Bells tolled, people tumbled to the ground, houses collapsed
as the jolts and tremors continued. ‘Sand bounced on the sea
shore as if on a vibrating metal sheet.’ Cries and moans were
heard from the debris. ‘Some had found immediate burial in their
own beds, others fled or rushed from their dwellings’ only to
be crushed by falling walls in the narrow, ancient streets.
At least three further tremors occurred up till 9.00 a.m. and
no one could predict whether or when worse might follow.
Fears and statistics like these immediately panicked
Lucy into abandoning San Remo, although the town had escaped
relatively lightly from the earthquake and had done her so much
good over the past few months. The Ligurian sunlight had stirred
Lucy’s creativity which over the past decade she had re-directed
into fierce maternity of her five children. Painting again,
she sent her pictures for critical comment to her father Ford
Madox Brown, together with boxes of citrus and blooms from the
south. ‘Your flowers & your oranges & your pictures seemed quite
startling’, he wrote from wintry Manchester, ‘with your blue
skies contrasted with our grey shadows here. That of the young
Italian lady [Signorina Carsini, the children’s Italian teacher]
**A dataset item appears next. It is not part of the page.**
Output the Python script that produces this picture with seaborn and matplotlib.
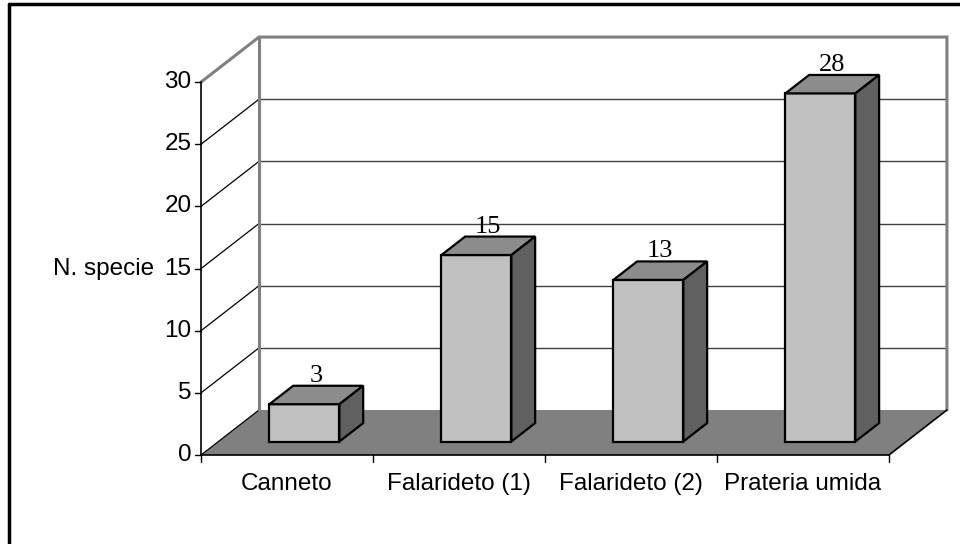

is nice in sentiment & quality. If you worked regularly I think
you would regain your old colour & skill, but the landskapes
[sic] are rather cruder colour than pleasant’, although he accepted
she was responding to Italy’s vibrant tones and shades.
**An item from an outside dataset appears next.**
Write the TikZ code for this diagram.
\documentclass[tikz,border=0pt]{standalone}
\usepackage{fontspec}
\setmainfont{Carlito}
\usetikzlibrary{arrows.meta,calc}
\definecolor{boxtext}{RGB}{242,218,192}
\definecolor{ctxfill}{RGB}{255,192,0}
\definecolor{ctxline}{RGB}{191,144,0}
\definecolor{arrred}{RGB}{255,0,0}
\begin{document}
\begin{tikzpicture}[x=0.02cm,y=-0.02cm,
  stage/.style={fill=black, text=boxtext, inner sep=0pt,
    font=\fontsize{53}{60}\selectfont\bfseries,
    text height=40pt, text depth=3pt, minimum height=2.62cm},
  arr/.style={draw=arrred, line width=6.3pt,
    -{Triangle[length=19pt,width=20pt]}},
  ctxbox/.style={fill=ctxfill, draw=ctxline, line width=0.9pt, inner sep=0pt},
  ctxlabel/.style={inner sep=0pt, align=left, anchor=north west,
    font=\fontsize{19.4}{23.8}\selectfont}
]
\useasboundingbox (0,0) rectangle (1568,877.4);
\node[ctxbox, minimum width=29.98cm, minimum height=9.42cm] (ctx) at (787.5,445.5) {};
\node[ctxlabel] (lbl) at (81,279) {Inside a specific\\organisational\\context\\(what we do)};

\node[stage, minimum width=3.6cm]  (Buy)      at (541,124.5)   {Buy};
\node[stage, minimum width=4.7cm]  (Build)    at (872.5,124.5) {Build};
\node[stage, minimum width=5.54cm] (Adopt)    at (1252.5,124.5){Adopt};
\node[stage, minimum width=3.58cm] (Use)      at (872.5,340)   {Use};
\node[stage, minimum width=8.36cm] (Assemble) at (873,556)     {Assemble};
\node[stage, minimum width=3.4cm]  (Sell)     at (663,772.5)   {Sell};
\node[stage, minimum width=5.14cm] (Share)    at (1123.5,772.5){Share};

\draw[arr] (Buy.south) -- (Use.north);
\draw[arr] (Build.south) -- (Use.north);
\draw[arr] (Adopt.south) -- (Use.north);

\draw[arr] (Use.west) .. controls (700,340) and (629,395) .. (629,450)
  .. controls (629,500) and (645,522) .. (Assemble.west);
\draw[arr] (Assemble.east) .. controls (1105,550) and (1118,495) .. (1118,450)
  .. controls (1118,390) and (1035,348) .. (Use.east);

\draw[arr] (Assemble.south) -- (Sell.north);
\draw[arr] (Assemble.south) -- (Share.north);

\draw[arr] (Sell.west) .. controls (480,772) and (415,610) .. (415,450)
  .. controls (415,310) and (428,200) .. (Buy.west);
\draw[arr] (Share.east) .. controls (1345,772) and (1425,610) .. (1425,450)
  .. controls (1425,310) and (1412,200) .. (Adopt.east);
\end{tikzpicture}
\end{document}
William tried to dissuade her from leaving San
Remo but at the earliest opportunity they set off for Dijon
where they had to separate. He returned to his desk at the Board
of Inland Revenue in London. Lucy remained with Olive and Arty
at the Hôtel de la Cloche, favoured by many other refugees driven
inland by the earthquake that had been felt all along the Riviera.
She breathlessly justified her decision to decamp. ‘A General
who had lived in a country where there were 40 shocks a year
said it was nothing to this earthquake’. ‘A great many English
have come for a day or two from the scene of the Earthquake
unable to remain after all, today some people came from Cannes
where they said it was really felt very slightly and yet it
had such an effect upon their nerves that it was impossible
to stay longer than this.’
After an anxious exchange of telegrams with William,
his sister Christina Rossetti voiced her own fears, which echoed
Lucy’s. ‘What an awful awestriking experience an earthquake
must be […] I cannot help wishing that you and yours may already
be on the homeward road. Of course, no more shocks may ensue’,
she conceded, ‘but who can feel even ordinarily secure at San
Remo after what has happened?’ Always paradoxically closer from
a distance, Christina empathised with Lucy and underlined the
bonds of sisterhood. ‘My dear Lucy, So I was in your kind thoughts
at such a moment! I hope never to forget it with sisterly love
and gratitude. I fully agree with you that it is impossible
to pass through so awful an experience without deep impressions:
the suspense […] sent me to prayer […] What alarming prognostics
till the end of this year are published about earthquakes on
the Riviera.’ In spite of her terrors, the earthquake had not
sent Lucy to prayer, as she told her father. ‘One singular thing
which struck William & myself was that no one in our hotel ventured
to pray or speak of God’. Lucy observed that people only began
to refer to God’s protection four days later when the threat
of further earth movements had subsided.
Eventually, the Hôtel-Pension Anglo-Américaine,
a short walk from San Remo’s original nineteenth-century railway
station, was demolished and never rebuilt. No trace of it now
remains on a street once called the Corso Ponente. William reported
press comment at the time, which circulated the theory that
earthquake survivors can never entirely forget their experiences:
‘A certain tremor continues lurking in the nerves’. Five years
later when staying at the more sedate spa town of Malvern Wells
which registered a smaller quake, Lucy noticed to her horror
the windows shuddering without a breath of wind. She stayed
awake all night, waiting for earthquakes.